Kelley has been honored by her peers with such awards as the Outstanding Author Award from the American Society of Journalists and Authors for her "courageous writing on popular culture," the Phillip M. Stern Award for her "Outstanding service to writers and the writing profession," and the Medal of Merit from the Lotos Club of New York City. She was also named one of the most influential people in private Washington by Regardie's magazine in an article entitled "The Power Elite" and was selected by Vanity Fair magazine for its Hall of Fame as part of the "Media Decade."

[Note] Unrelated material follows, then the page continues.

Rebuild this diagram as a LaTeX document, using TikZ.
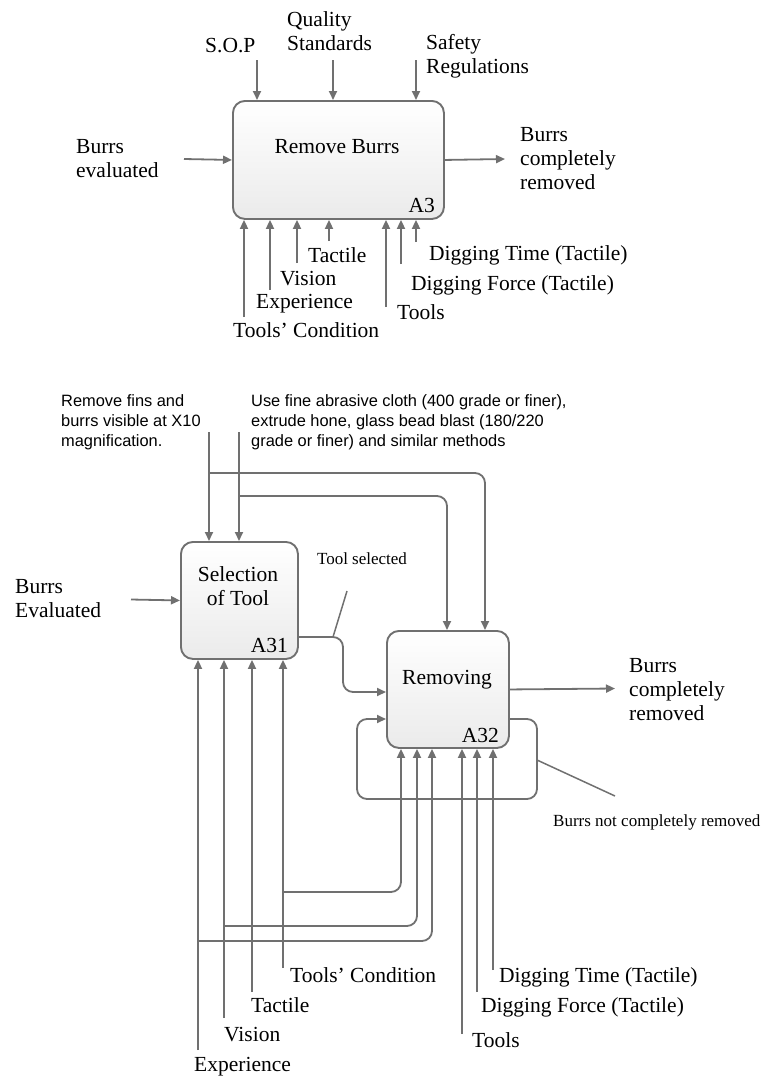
\documentclass[tikz,border=0pt]{standalone}
\usepackage{fontspec}
\setmainfont{Liberation Serif}
\newfontfamily\notefont{Liberation Sans}
\usetikzlibrary{arrows.meta}
\definecolor{lc}{RGB}{112,112,112}
\begin{document}
\begin{tikzpicture}[x=1pt,y=-1pt,
  lbl/.style={font=\fontsize{21.5}{24}\selectfont, inner sep=0pt, align=left, anchor=base west},
  small/.style={font=\fontsize{17}{20}\selectfont, inner sep=0pt, anchor=base west},
  note/.style={font=\notefont\fontsize{16.4}{20}\selectfont, inner sep=0pt, align=left, anchor=base west},
  box/.style={draw=lc, line width=1.9pt, rounded corners=12pt, top color=white, bottom color=black!8, anchor=north west, inner sep=0pt},
  arr/.style={draw=lc, line width=1.8pt, -{Triangle[length=9pt,width=8pt]}},
  ln/.style={draw=lc, line width=1.5pt},
  cn/.style={rounded corners=10pt}]
\useasboundingbox (0,0) rectangle (770,1077);

% ---------- top diagram ----------
\node[box, minimum width=211pt, minimum height=118pt] (a3) at (232,100) {};
\node[lbl, anchor=base] (a3t) at (337,153) {Remove Burrs};
\node[lbl, anchor=base east] (a3n) at (435,212) {A3};

\coordinate (c-sop) at (257,60);
\coordinate (c-qs) at (333,60);
\coordinate (c-sr) at (416,60);
\draw[arr] (c-sop) -- (c-sop |- a3.north);
\draw[arr] (c-qs) -- (c-qs |- a3.north);
\draw[arr] (c-sr) -- (c-sr |- a3.north);
\node[lbl] (t-sop) at (205,52) {S.O.P};
\node[lbl] (t-qs) at (287,50) {Quality\\Standards};
\node[lbl] (t-sr) at (426,73) {Safety\\Regulations};

\coordinate (c-be) at (184,159);
\draw[arr] (c-be) -- (a3.west);
\node[lbl] (t-be) at (76,177) {Burrs\\evaluated};
\coordinate (c-bc) at (505,159);
\draw[arr] (a3.east) -- (c-bc);
\node[lbl] (t-bc) at (520,189) {Burrs\\completely\\removed};

\coordinate (m1) at (244,317);
\coordinate (m2) at (270,290);
\coordinate (m3) at (297,263);
\coordinate (m4) at (329,241);
\coordinate (m5) at (386,307);
\coordinate (m6) at (401,264);
\coordinate (m7) at (416,242);
\foreach \m in {m1,m2,m3,m4,m5,m6,m7}{\draw[arr] (\m) -- (\m |- a3.south);}
\node[lbl] (t-tac) at (308,262) {Tactile};
\node[lbl] (t-vis) at (280,285) {Vision};
\node[lbl] (t-exp) at (256,308) {Experience};
\node[lbl] (t-tc) at (233,337) {Tools’ Condition};
\node[lbl] (t-dt) at (429,260) {Digging Time (Tactile)};
\node[lbl] (t-df) at (411,290) {Digging Force (Tactile)};
\node[lbl] (t-to) at (397,319) {Tools};

% ---------- bottom diagram ----------
\node[box, minimum width=117pt, minimum height=117pt] (a31) at (180,541) {};
\node[lbl, align=center, anchor=base] (a31t) at (238,605) {Selection\\of Tool};
\node[lbl, anchor=base east] (a31n) at (288,652) {A31};
\node[box, minimum width=122pt, minimum height=117pt] (a32) at (386,630) {};
\node[lbl, anchor=base] (a32t) at (447,684) {Removing};
\node[lbl, anchor=base east] (a32n) at (499,742) {A32};

\node[note] (n1) at (61,446) {Remove fins and\\burrs visible at X10\\magnification.};
\node[note] (n2) at (251,446) {Use fine abrasive cloth (400 grade or finer),\\extrude hone, glass bead blast (180/220\\grade or finer) and similar methods};

\coordinate (c1) at (209,432);
\coordinate (c2) at (239,432);
\draw[arr] (c1) -- (c1 |- a31.north);
\draw[arr] (c2) -- (c2 |- a31.north);
\coordinate (b1) at (209,473);
\coordinate (b1r) at (485,473);
\draw[arr, cn] (b1) -- (b1r) -- (b1r |- a32.north);
\coordinate (b2) at (239,496);
\coordinate (b2r) at (447,496);
\draw[arr, cn] (b2) -- (b2r) -- (b2r |- a32.north);

\coordinate (c-be2) at (131,599.5);
\draw[arr] (c-be2) -- (a31.west);
\node[lbl] (t-be2) at (15,617) {Burrs\\Evaluated};

\coordinate (ts0) at (297,637);
\coordinate (ts1) at (343,637);
\coordinate (ts2) at (343,692);
\draw[arr, cn] (ts0) -- (ts1) -- (ts2) -- (ts2 -| a32.west);
\coordinate (tsa) at (333,637);
\coordinate (tsb) at (347,591);
\draw[ln] (tsa) -- (tsb);
\node[small, anchor=base] (t-ts) at (362,564) {Tool selected};

\coordinate (c-bc2) at (615,688.5);
\draw[arr] (a32.east) -- (c-bc2);
\node[lbl] (t-bc2) at (629,720) {Burrs\\completely\\removed};

\coordinate (ly) at (0,719);
\coordinate (lr) at (537,719);
\coordinate (lbr) at (537,799);
\coordinate (lbl) at (357,799);
\coordinate (ll) at (357,719);
\draw[arr, cn] (a32.east |- ly) -- (lr) -- (lbr) -- (lbl) -- (ll) -- (a32.west |- ly);
\coordinate (nca) at (537,760);
\coordinate (ncb) at (615,796);
\draw[ln] (nca) -- (ncb);
\node[small] (t-nc) at (553,826) {Burrs not completely removed};

\coordinate (s-exp) at (198,1050);
\coordinate (s-vis) at (224,1018);
\coordinate (s-tac) at (252,992);
\coordinate (s-tc) at (283,968);
\foreach \m in {s-exp,s-vis,s-tac,s-tc}{\draw[arr] (\m) -- (\m |- a31.south);}

\coordinate (tcb) at (283,892);
\coordinate (tcr) at (401,892);
\draw[arr, cn] (tcb) -- (tcr) -- (tcr |- a32.south);
\coordinate (visb) at (224,926);
\coordinate (visr) at (417,926);
\draw[arr, cn] (visb) -- (visr) -- (visr |- a32.south);
\coordinate (expb) at (198,941);
\coordinate (expr) at (432,941);
\draw[arr, cn] (expb) -- (expr) -- (expr |- a32.south);

\coordinate (r-to) at (462,1034);
\coordinate (r-df) at (477,992);
\coordinate (r-dt) at (493,970);
\foreach \m in {r-to,r-df,r-dt}{\draw[arr] (\m) -- (\m |- a32.south);}

\node[lbl] (u-tc) at (290,982) {Tools’ Condition};
\node[lbl] (u-tac) at (251,1012) {Tactile};
\node[lbl] (u-vis) at (224,1041) {Vision};
\node[lbl] (u-exp) at (194,1071) {Experience};
\node[lbl] (u-dt) at (499,982) {Digging Time (Tactile)};
\node[lbl] (u-df) at (481,1012) {Digging Force (Tactile)};
\node[lbl] (u-to) at (472,1047) {Tools};
\end{tikzpicture}
\end{document}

In 1993, Brandeis University National Women's committee established a major book collection at the university in her honor. That same year, she was invited to debate at Oxford University; the premise: "This House Believes That Men Are Still More Equal Than Women." She led her team to a 143-78 victory. In 1998, she spoke to the Kennedy School of Government at Harvard University. The subject: "Public Figures: Are Their Private Lives Fair Game for the Press?" In 1999, the University of Washington named Kitty Kelley as one of 100 of "The Most Famous, Fascinating and Influential Alumni of the Past 100 Years." The Georgetowner newspaper named her one of the 20 "Georgetowners of the Century."
Following four years as a press assistant to a U.S. Senator, Kelley worked for two years as the editorial page researcher for The Washington Post. Since then, she has had a full-time career as a freelance writer. Her articles have appeared in the New York Times, The Washington Post, Wall Street Journal, Newsweek, People, Ladies Home Journal, McCall's, Los Angeles Times and The Chicago Tribune.